The Supreme Court appreciated the decision given by the High Courts of Allahabad in the case of G.K. Trading v. Union of India and Ors. (2020) MANU/UP/2373/2020 and High Courts of Kerala in K.T. Saidalavi v. State Tax Officer, (2024) MANU/KE/3819/2024, who held the similar reasoning that a summon does not institute a part of formal proceedings.
In relation to “same subject-matter”, the court clarified that it refers to specific defiance, deficiency, tax liability or obligation arising from a contravention that the department aims to recover. A two-fold test was established by the court to determine if the subject -matter is “same” or not. First, whether an authority has already initiated on an identical tax liability or alleged offence based on the same facts and circumstances, Secondly, whether the demand or relief sought is identical.
The court cited other cases including the case of Vallabh Das v. Dr. Madan Lal, (1970) 1 SCC 761 to support its interpretation. The court concluded that since Central GST Authority only issued summons and not the SCN, no formal proceedings has been initiated and thus the bar under Section 6(2)(b) is not attracted in this case.
AMLEGALS REMARKS
The Supreme Court in this case gave a judgement that was necessary to dilute the complexity and define the interpretation of Section 6(2)(b) to balance the tax enforcement and taxpayer protection. By this ruling, the court maintains an operational space for both the Central and State GST authorities to conduct investigation based on intelligence and also struck down the chances of legal paralysis which would occur if every initial inquiry would have been barred by a parallel action.

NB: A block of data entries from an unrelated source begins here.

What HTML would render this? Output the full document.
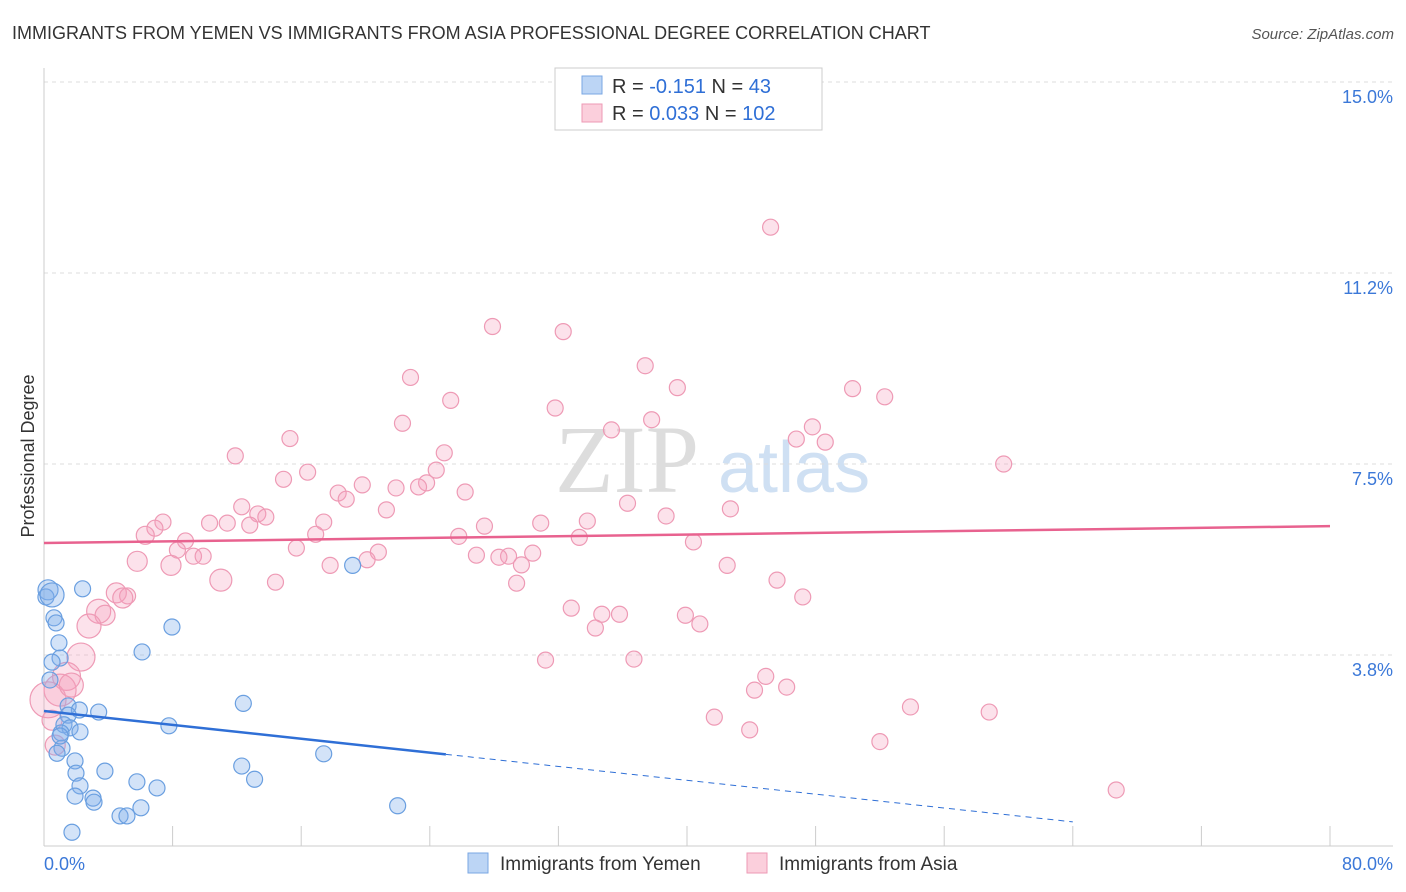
<!DOCTYPE html>
<html><head><meta charset="utf-8"><style>
body{margin:0;background:#fff;font-family:"Liberation Sans",sans-serif}
svg{display:block}
</style></head><body>
<svg id="c" width="1406" height="892">
<text x="12" y="39" font-size="18" fill="#333">IMMIGRANTS FROM YEMEN VS IMMIGRANTS FROM ASIA PROFESSIONAL DEGREE CORRELATION CHART</text>
<text x="1394" y="39" font-size="15" fill="#555" font-style="italic" text-anchor="end">Source: ZipAtlas.com</text>
<text x="34" y="456" font-size="18" fill="#333" text-anchor="middle" transform="rotate(-90 34 456)">Professional Degree</text>
<text x="555" y="492" font-size="96" fill="#ddd" font-family="Liberation Serif,serif">ZIP</text>
<text x="718" y="492" font-size="72" fill="#cfe0f3">atlas</text>
<g id="grid"></g><g id="pts"></g><g id="lines"></g>
<g>
<rect x="555" y="68" width="267" height="62" fill="#fff" stroke="#ccc"/>
<rect x="582" y="76" width="20" height="18" fill="#bcd5f5" stroke="#7aa7e3"/>
<rect x="582" y="104" width="20" height="18" fill="#fbcfdc" stroke="#ee9ab5"/>
<text x="612" y="93" font-size="20" fill="#333">R = <tspan fill="#2f6fd6">-0.151</tspan>   N = <tspan fill="#2f6fd6"> 43</tspan></text>
<text x="612" y="120" font-size="20" fill="#333">R = <tspan fill="#2f6fd6">0.033</tspan>   N = <tspan fill="#2f6fd6">102</tspan></text>
</g>
<g>
<rect x="468" y="853" width="20" height="20" fill="#bcd5f5" stroke="#7aa7e3"/>
<text x="500" y="870" font-size="19" fill="#333">Immigrants from Yemen</text>
<rect x="747" y="853" width="20" height="20" fill="#fbcfdc" stroke="#ee9ab5"/>
<text x="779" y="870" font-size="19" fill="#333">Immigrants from Asia</text>
</g>
</svg>
<script>
const yTicks=[3.75,7.5,11.25,15];
const yTickLabels=["3.8%","7.5%","11.2%","15.0%"];
const xTicks=[0,8,16,24,32,40,48,56,64,72,80];
const asiaX=[45.2,27.9,32.3,37.4,22.8,39.4,25.3,50.3,52.3,31.8,22.3,15.3,37.8,35.3,47.8,46.8,48.6,11.9,24.9,59.7,16.4,14.9,24.4,23.8,23.3,19.8,21.9,18.3,18.8,26.2,36.3,12.3,13.3,13.8,21.3,38.7,42.7,7.4,6.9,10.3,11.4,12.8,17.4,27.4,30.9,33.8,6.3,8.8,16.9,25.8,33.3,40.4,8.3,15.7,20.8,28.9,30.4,26.9,28.3,9.3,9.9,5.8,7.9,17.8,20.1,29.7,42.5,11.0,14.4,29.4,45.6,4.5,5.2,4.9,47.2,3.4,3.8,32.8,34.7,35.8,39.9,40.8,34.3,2.8,2.3,31.2,36.7,1.4,1.0,44.9,44.2,46.2,53.9,58.8,41.7,43.9,52.0,0.5,0.7,66.7,0.25,1.7];
const asiaY=[12.15,10.2,10.1,9.43,9.2,9.0,8.75,8.98,8.82,8.6,8.3,8.0,8.37,8.17,8.23,7.99,7.93,7.66,7.72,7.5,7.34,7.2,7.38,7.13,7.05,7.09,7.03,6.93,6.81,6.95,6.73,6.66,6.52,6.46,6.6,6.48,6.62,6.36,6.24,6.34,6.34,6.3,6.36,6.28,6.34,6.38,6.1,5.99,6.12,6.08,6.06,5.97,5.81,5.85,5.77,5.69,5.75,5.71,5.67,5.69,5.69,5.59,5.51,5.51,5.62,5.52,5.51,5.22,5.18,5.16,5.22,4.97,4.91,4.87,4.89,4.61,4.53,4.67,4.55,4.55,4.53,4.36,4.28,4.32,3.71,3.65,3.67,3.33,3.06,3.33,3.06,3.12,2.73,2.63,2.53,2.28,2.05,2.47,1.98,1.10,2.87,3.16];
const asiaR=[8,8,8,8,8,8,8,8,8,8,8,8,8,8,8,8,8,8,8,8,8,8,8,8,8,8,8,8,8,8,8,8,8,8,8,8,8,8,8,8,8,8,8,8,8,8,9,8,8,8,8,8,8,8,8,8,8,8,8,8,8,10,10,8,8,8,8,11,8,8,8,10,8,10,8,12,10,8,8,8,8,8,8,12,14,8,8,14,16,8,8,8,8,8,8,8,8,10,10,8,18,12];
const yemX=[0.25,0.12,2.4,0.62,0.75,0.93,1.0,0.5,0.37,7.96,6.1,19.2,12.4,1.5,3.4,2.2,1.5,1.24,1.62,2.24,1.06,7.77,1.12,0.81,17.4,1.93,12.3,3.79,1.99,13.1,2.24,5.78,7.03,1.93,3.05,3.11,6.03,22.0,4.73,5.16,1.74,0.5,1.0];
const yemY=[5.03,4.89,5.05,4.48,4.38,3.99,3.69,3.61,3.26,4.3,3.81,5.51,2.8,2.75,2.63,2.67,2.57,2.38,2.32,2.24,2.22,2.36,1.92,1.82,1.81,1.67,1.57,1.47,1.43,1.31,1.18,1.26,1.14,0.98,0.94,0.86,0.75,0.79,0.59,0.59,0.27,4.93,2.16];
const yemR=[10,8,8,8,8,8,8,8,8,8,8,8,8,8,8,8,8,8,8,8,8,8,8,8,8,8,8,8,8,8,8,8,8,8,8,8,8,8,8,8,8,12,8];
const asiaTrend=[5.95,6.28];
const yemTrend=[2.65,-0.07];
const X0=44,X1=1330,Y0=846,PY=50.93;
const sx=v=>X0+v/80*(X1-X0), sy=v=>Y0-v*PY;
const NS="http://www.w3.org/2000/svg";
function mk(t,a,p){const e=document.createElementNS(NS,t);for(const k in a)e.setAttribute(k,a[k]);p.appendChild(e);return e;}
const grid=document.getElementById('grid'),pts=document.getElementById('pts'),lines=document.getElementById('lines');
yTicks.forEach((t,i)=>{
 const l=mk('line',{x1:X0,x2:1393,y1:sy(t),y2:sy(t),stroke:'#ddd','stroke-dasharray':'4,4'},grid);
 
 
 const tx=mk('text',{x:1393,y:sy(t)+21,'font-size':18,fill:'#3b78d8','text-anchor':'end'},grid);
 tx.textContent=yTickLabels[i];
 
 
});
const ax=mk('line',{x1:X0,x2:1393,y1:Y0,y2:Y0,stroke:'#ccc'},grid);


const ay=mk('line',{x1:X0,x2:X0,y1:68,y2:Y0,stroke:'#ccc'},grid);


xTicks.forEach(t=>{const l=mk('line',{x1:sx(t),x2:sx(t),y1:826,y2:Y0,stroke:'#ccc'},grid);
 
 });
const xl=mk('text',{x:44,y:870,'font-size':18,fill:'#3b78d8'},grid);xl.textContent='0.0%';


const xr=mk('text',{x:1393,y:870,'font-size':18,fill:'#3b78d8','text-anchor':'end'},grid);xr.textContent='80.0%';


asiaX.forEach((v,i)=>{const c=mk('circle',{cx:sx(v),cy:sy(asiaY[i]),r:asiaR[i],fill:'rgba(244,160,190,0.3)',stroke:'#ee9ab5','stroke-width':1.2},pts);
 
 });
yemX.forEach((v,i)=>{const c=mk('circle',{cx:sx(v),cy:sy(yemY[i]),r:yemR[i],fill:'rgba(130,175,235,0.35)',stroke:'#6a9fe0','stroke-width':1.2},pts);
 
 });
const pl=mk('line',{x1:sx(0),y1:sy(asiaTrend[0]),x2:sx(80),y2:sy(asiaTrend[1]),stroke:'#e8628f','stroke-width':2.5},lines);


const yAt=x=>yemTrend[0]+(yemTrend[1]-yemTrend[0])*x/80;
const bl=mk('line',{x1:sx(0),y1:sy(yAt(0)),x2:sx(25),y2:sy(yAt(25)),stroke:'#2f6fd6','stroke-width':2.5},lines);


const bd=mk('line',{x1:sx(25),y1:sy(yAt(25)),x2:sx(64),y2:sy(yAt(64)),stroke:'#2f6fd6','stroke-width':1,'stroke-dasharray':'6,5'},lines);


</script>
</body></html>
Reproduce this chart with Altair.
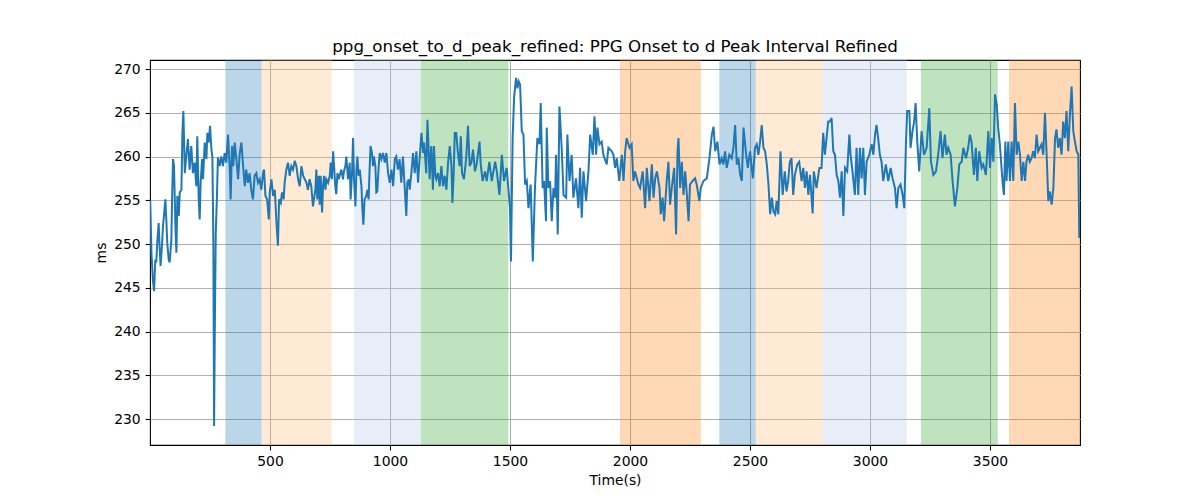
import altair as alt
import pandas as pd

# (time in s, interval in ms), in four stretches
seg_a = [
    (1, 255.0), (6, 249.0), (12, 245.9), (17, 244.6), (22, 248.2), (26, 247.9), (31, 250.5),
    (36, 252.4), (40, 249.8), (44, 247.5), (50, 249.8), (54, 252.0), (58, 253.2), (64, 255.1),
    (68, 252.8), (72, 250.1), (78, 248.2), (82, 247.9), (89, 250.5), (92, 255.1), (96, 259.7),
    (100, 258.9), (106, 252.0), (110, 249.0), (114, 255.5), (120, 253.2), (124, 255.9),
    (131, 256.2), (135, 262.7), (139, 265.2), (145, 258.1), (151, 260.0), (158, 262.0),
    (165, 258.5), (172, 261.2), (179, 258.1), (186, 259.3), (193, 256.6), (197, 262.3),
    (203, 255.1), (207, 252.8), (211, 257.0), (217, 259.7), (221, 257.4), (228, 261.6),
    (235, 259.7), (239, 262.7), (245, 261.6), (250, 263.5), (256, 260.8), (260, 260.0),
    (264, 250.0), (267, 229.2), (270, 240.0), (274, 251.3), (279, 255.5), (283, 259.9),
    (290, 258.9), (297, 260.0), (304, 258.9), (311, 260.4), (318, 259.3), (325, 262.5),
    (332, 258.9), (336, 255.1), (342, 261.2), (347, 258.9), (353, 261.6), (360, 259.7),
    (367, 257.4), (374, 260.4), (381, 261.6), (388, 258.9), (395, 256.6), (401, 258.5),
    (408, 257.0), (415, 258.1), (422, 256.2), (429, 255.1), (436, 257.8), (443, 258.1),
    (450, 257.0), (457, 257.4), (464, 256.2), (471, 258.1), (475, 258.5), (481, 255.5),
    (488, 255.1), (495, 252.8), (499, 255.9), (506, 257.4), (513, 255.5), (520, 256.2),
    (527, 252.4), (533, 249.8), (538, 255.1), (545, 254.7), (550, 255.9), (557, 255.1),
    (561, 257.0), (568, 258.5), (575, 259.3), (582, 257.8), (589, 258.9), (596, 258.5),
    (603, 259.5), (610, 258.9), (617, 257.4), (624, 256.6), (631, 258.9), (638, 257.8),
    (645, 257.4), (652, 257.0), (658, 256.2), (665, 257.4), (672, 256.6), (679, 254.3),
]
seg_b = [
    (689, 256.2), (693, 258.5), (697, 255.1), (703, 257.8), (707, 254.5), (711, 257.8),
    (717, 253.6), (721, 256.6), (725, 257.8), (731, 256.2), (735, 257.4), (742, 257.0),
    (749, 257.8), (753, 259.3), (758, 257.4), (763, 260.6), (767, 258.9), (772, 256.6),
    (776, 255.7), (781, 258.1), (786, 257.4), (797, 258.5), (804, 257.4), (808, 258.3),
    (814, 258.9), (818, 260.0), (825, 257.4), (832, 259.3), (836, 255.1), (842, 258.3),
    (846, 262.1), (850, 257.4), (856, 254.3), (860, 258.5), (864, 260.0), (869, 257.8),
    (874, 258.5), (881, 256.6), (885, 254.0), (889, 252.2), (894, 255.1), (901, 255.5),
    (906, 256.2), (911, 255.1), (915, 258.5), (919, 261.2), (925, 260.4), (929, 258.9),
    (933, 260.0), (939, 258.9), (943, 255.9), (947, 256.0), (953, 258.9), (957, 260.4),
    (964, 259.7), (971, 260.4), (978, 259.3), (985, 260.4), (992, 258.1), (999, 257.0),
    (1006, 258.5), (1013, 256.6), (1020, 259.7), (1026, 260.0), (1033, 258.5), (1040, 259.7),
    (1047, 257.0), (1054, 260.0), (1061, 256.6), (1068, 253.2), (1072, 257.0), (1078, 257.4),
    (1082, 256.2), (1089, 258.1), (1096, 260.4), (1103, 258.1), (1110, 260.6), (1117, 257.0),
    (1124, 260.0), (1131, 262.7), (1138, 260.4), (1142, 261.6), (1147, 259.7), (1151, 258.1),
    (1156, 264.2), (1161, 260.8), (1165, 257.4), (1172, 261.2), (1179, 256.2), (1183, 261.2),
    (1189, 257.8), (1193, 257.4), (1200, 258.1), (1207, 256.6), (1214, 258.9), (1221, 256.6),
    (1228, 257.8), (1235, 256.2), (1242, 259.3), (1249, 261.2), (1256, 258.9), (1260, 254.7),
    (1265, 257.8), (1270, 262.7), (1276, 262.7), (1283, 260.4), (1290, 258.9), (1295, 262.3),
    (1300, 258.1), (1308, 257.4), (1314, 258.9), (1318, 260.0), (1325, 263.5), (1332, 258.9),
    (1339, 259.3), (1346, 260.8),
]
seg_c = [
    (1354, 258.3), (1361, 259.1), (1373, 261.7), (1378, 259.1), (1386, 257.2), (1396, 258.3),
    (1403, 257.2), (1414, 259.4), (1424, 257.2), (1431, 258.3), (1438, 259.4), (1445, 258.3),
    (1456, 255.6), (1466, 260.2), (1475, 257.2), (1486, 258.7), (1493, 256.4), (1500, 254.1),
    (1504, 248.0), (1511, 262.1), (1517, 266.7), (1525, 269.0), (1531, 267.8), (1536, 268.6),
    (1542, 268.2), (1549, 262.9), (1556, 262.5), (1563, 256.8), (1570, 257.2), (1577, 254.1),
    (1586, 256.8), (1595, 248.0), (1604, 256.4), (1614, 262.1), (1623, 261.4), (1628, 266.1),
    (1636, 256.4), (1642, 257.2), (1650, 252.6), (1653, 263.3), (1660, 256.4), (1667, 257.2),
    (1674, 252.6), (1681, 256.4), (1688, 255.3), (1692, 260.2), (1699, 251.1), (1706, 265.7),
    (1716, 260.6), (1723, 255.6), (1734, 255.3), (1739, 262.5), (1748, 257.2), (1757, 260.2),
    (1764, 255.3), (1775, 257.5), (1785, 254.1), (1792, 258.7), (1799, 253.0), (1806, 258.3),
    (1817, 254.9), (1827, 258.3), (1834, 262.5), (1845, 260.2), (1852, 264.6), (1859, 260.2),
    (1864, 263.3), (1873, 261.4), (1882, 261.7), (1889, 260.2), (1903, 259.1), (1910, 261.0),
    (1924, 260.6), (1931, 260.2), (1938, 258.7), (1945, 259.8), (1955, 257.2), (1966, 260.2),
    (1973, 257.2), (1980, 260.6), (1986, 262.1), (1998, 261.0), (2007, 261.4), (2014, 257.2),
    (2021, 258.3), (2035, 256.8), (2042, 256.4), (2053, 258.3), (2063, 254.1), (2070, 258.7),
    (2081, 254.9), (2091, 259.1), (2098, 255.3), (2105, 257.5), (2112, 258.3), (2123, 256.4),
    (2128, 253.4), (2136, 255.3), (2142, 252.6), (2153, 257.2), (2160, 259.4), (2167, 254.5),
    (2174, 256.4), (2184, 258.7), (2192, 251.1), (2198, 260.6), (2202, 262.1), (2209, 256.4),
    (2216, 259.4), (2223, 255.6), (2230, 258.3), (2237, 255.6), (2244, 252.6), (2250, 256.8),
    (2261, 257.2), (2271, 257.5), (2278, 256.8), (2289, 254.9), (2295, 256.4), (2306, 257.2),
    (2320, 257.5), (2331, 259.8), (2341, 262.5), (2348, 263.4), (2355, 260.6), (2364, 261.7),
    (2373, 259.1), (2382, 259.8), (2389, 259.1), (2396, 260.6), (2403, 258.7), (2414, 260.2),
    (2424, 259.8), (2431, 261.0), (2438, 263.6), (2445, 259.1), (2452, 259.8), (2459, 257.9),
    (2466, 257.2), (2473, 263.3), (2484, 260.2), (2491, 258.7), (2500, 260.6), (2512, 257.5),
    (2521, 261.0), (2528, 261.4), (2535, 260.2), (2542, 261.7), (2549, 263.6), (2556, 261.0),
    (2563, 260.6), (2570, 259.1), (2577, 256.8), (2584, 253.4), (2591, 255.3), (2598, 253.7),
    (2605, 253.4), (2611, 254.9), (2618, 253.4),
]
seg_d = [
    (2627, 260.6), (2636, 255.6), (2645, 258.3), (2652, 256.0), (2659, 257.2), (2666, 259.4),
    (2673, 259.8), (2680, 255.6), (2687, 257.9), (2697, 259.1), (2705, 259.4), (2715, 257.2),
    (2722, 258.7), (2729, 256.4), (2736, 258.3), (2743, 255.6), (2750, 257.9), (2761, 253.5),
    (2766, 258.3), (2777, 256.4), (2789, 258.7), (2798, 258.7), (2805, 262.7), (2812, 260.2),
    (2819, 262.1), (2826, 264.0), (2833, 264.0), (2840, 264.4), (2847, 260.6), (2854, 260.2),
    (2861, 257.9), (2868, 257.2), (2875, 255.3), (2882, 258.3), (2889, 253.2), (2896, 258.7),
    (2905, 258.3), (2914, 262.5), (2919, 260.2), (2927, 258.3), (2937, 255.6), (2944, 261.0),
    (2951, 255.6), (2958, 261.0), (2965, 257.5), (2972, 261.0), (2979, 255.6), (2986, 259.4),
    (2997, 260.2), (3007, 261.4), (3014, 260.2), (3021, 262.5), (3027, 263.6), (3034, 262.1),
    (3041, 260.2), (3048, 259.4), (3055, 257.2), (3066, 259.1), (3076, 257.2), (3086, 258.7),
    (3094, 257.5), (3104, 256.4), (3111, 254.1), (3118, 256.4), (3127, 256.8), (3136, 255.6),
    (3143, 254.1), (3150, 261.7), (3155, 265.2), (3164, 265.2), (3169, 261.0), (3177, 262.9),
    (3184, 264.0), (3190, 266.1), (3197, 261.7), (3205, 258.3), (3215, 262.9), (3225, 260.2),
    (3236, 261.0), (3247, 265.5), (3254, 259.4), (3264, 257.9), (3275, 258.3), (3284, 260.2),
    (3294, 262.9), (3302, 259.8), (3312, 262.5), (3319, 260.2), (3326, 261.0), (3336, 260.2),
    (3344, 257.2), (3354, 254.3), (3364, 256.4), (3372, 259.1), (3382, 259.4), (3389, 261.0),
    (3400, 259.8), (3409, 261.0), (3416, 262.5), (3423, 261.7), (3433, 257.9), (3441, 261.0),
    (3447, 257.2), (3455, 260.6), (3465, 258.7), (3472, 259.1), (3483, 257.9), (3493, 262.9),
    (3500, 258.7), (3507, 262.1), (3514, 259.4), (3521, 267.1), (3528, 265.9), (3534, 263.3),
    (3541, 261.4), (3552, 257.2), (3558, 255.6), (3564, 261.7), (3569, 257.2), (3576, 261.7),
    (3583, 257.2), (3590, 261.7), (3597, 257.2), (3604, 266.1), (3611, 260.2), (3618, 261.7),
    (3625, 260.2), (3632, 257.2), (3639, 259.4), (3646, 257.2), (3652, 259.4), (3659, 260.2),
    (3666, 259.4), (3673, 259.8), (3680, 260.6), (3687, 259.8), (3694, 262.5), (3701, 260.6),
    (3708, 261.0), (3715, 261.4), (3722, 260.2), (3729, 265.0), (3736, 260.2), (3743, 254.9),
    (3750, 256.0), (3757, 254.5), (3764, 256.4), (3771, 262.1), (3777, 263.1), (3784, 261.0),
    (3791, 262.1), (3798, 260.2), (3805, 264.0), (3812, 262.1), (3819, 265.2), (3826, 260.6),
    (3833, 264.8), (3840, 268.0), (3847, 262.9), (3854, 261.7), (3861, 260.6), (3868, 260.2),
    (3872, 250.7),
]

# shaded phases
band_start = [314, 465, 850, 1129, 1958, 2372, 2524, 2801, 3212, 3579]
band_end = [465, 757, 1129, 1493, 2295, 2524, 2801, 3153, 3532, 3875]
band_color = ["#1f77b4", "#ffbb78", "#aec7e8", "#2ca02c", "#ff7f0e",
              "#1f77b4", "#ffbb78", "#aec7e8", "#2ca02c", "#ff7f0e"]

x_ticks = [500, 1000, 1500, 2000, 2500, 3000, 3500]
y_ticks = [230, 235, 240, 245, 250, 255, 260, 265, 270]

FONT = "DejaVu Sans"
W, H = 930, 385

series = pd.DataFrame(seg_a + seg_b + seg_c + seg_d, columns=["t", "ms"])
bands = pd.DataFrame({"start": band_start, "end": band_end, "color": band_color})

x_scale = alt.Scale(domain=[0, 3875], nice=False, zero=False)
y_scale = alt.Scale(domain=[227.03, 271.03], nice=False, zero=False)

shade = (
    alt.Chart(bands)
    .mark_rect(opacity=0.3)
    .encode(
        x=alt.X("start:Q", scale=x_scale),
        x2="end:Q",
        y=alt.value(0),
        y2=alt.value(H),
        color=alt.Color("color:N", scale=None),
    )
)

line = (
    alt.Chart(series)
    .mark_line(color="#1f77b4", strokeWidth=2, clip=True)
    .encode(
        x=alt.X("t:Q", scale=x_scale, title="Time(s)",
                axis=alt.Axis(values=x_ticks, format="d", grid=True)),
        y=alt.Y("ms:Q", scale=y_scale, title="ms",
                axis=alt.Axis(values=y_ticks, format="d", grid=True)),
    )
)

chart = (
    alt.layer(shade, line)
    .properties(
        width=W,
        height=H,
        title=alt.TitleParams(
            "ppg_onset_to_d_peak_refined: PPG Onset to d Peak Interval Refined",
            font=FONT, fontSize=16.7, fontWeight="normal", color="black",
            anchor="middle", baseline="bottom", offset=-13,
        ),
        autosize=alt.AutoSizeParams(type="none"),
        padding={"left": 142, "top": 52, "right": 100, "bottom": 45},
    )
    .configure_view(stroke="black", strokeWidth=1.1)
    .configure_axis(
        domain=False,
        labelFont=FONT, labelFontSize=13.9, labelColor="black",
        titleFont=FONT, titleFontSize=13.9, titleColor="black", titleFontWeight="normal",
        tickColor="black", tickWidth=1.1, tickSize=4.9, labelPadding=4.9,
        gridColor="#b0b0b0", gridWidth=1.1, gridOpacity=1,
        titlePadding=5,
    )
)

chart.save("out.html", embed_options={"renderer": "svg", "actions": False})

This judgement prevents the meagre stifling of inquires ensuring that the investigation and evidence-gathering stage remains permissible even when a related though distinct case is already in existence. Albeit the ruling relies only on the issuance of SCN as the trigger for the bar brings a burden on taxpayer to stay vigilant and prevent the potential overlaps. Eventually this judgement is a mix of efforts trying to define the boundaries of the legislative interpretations and enabling a robust strategy for tax related matters.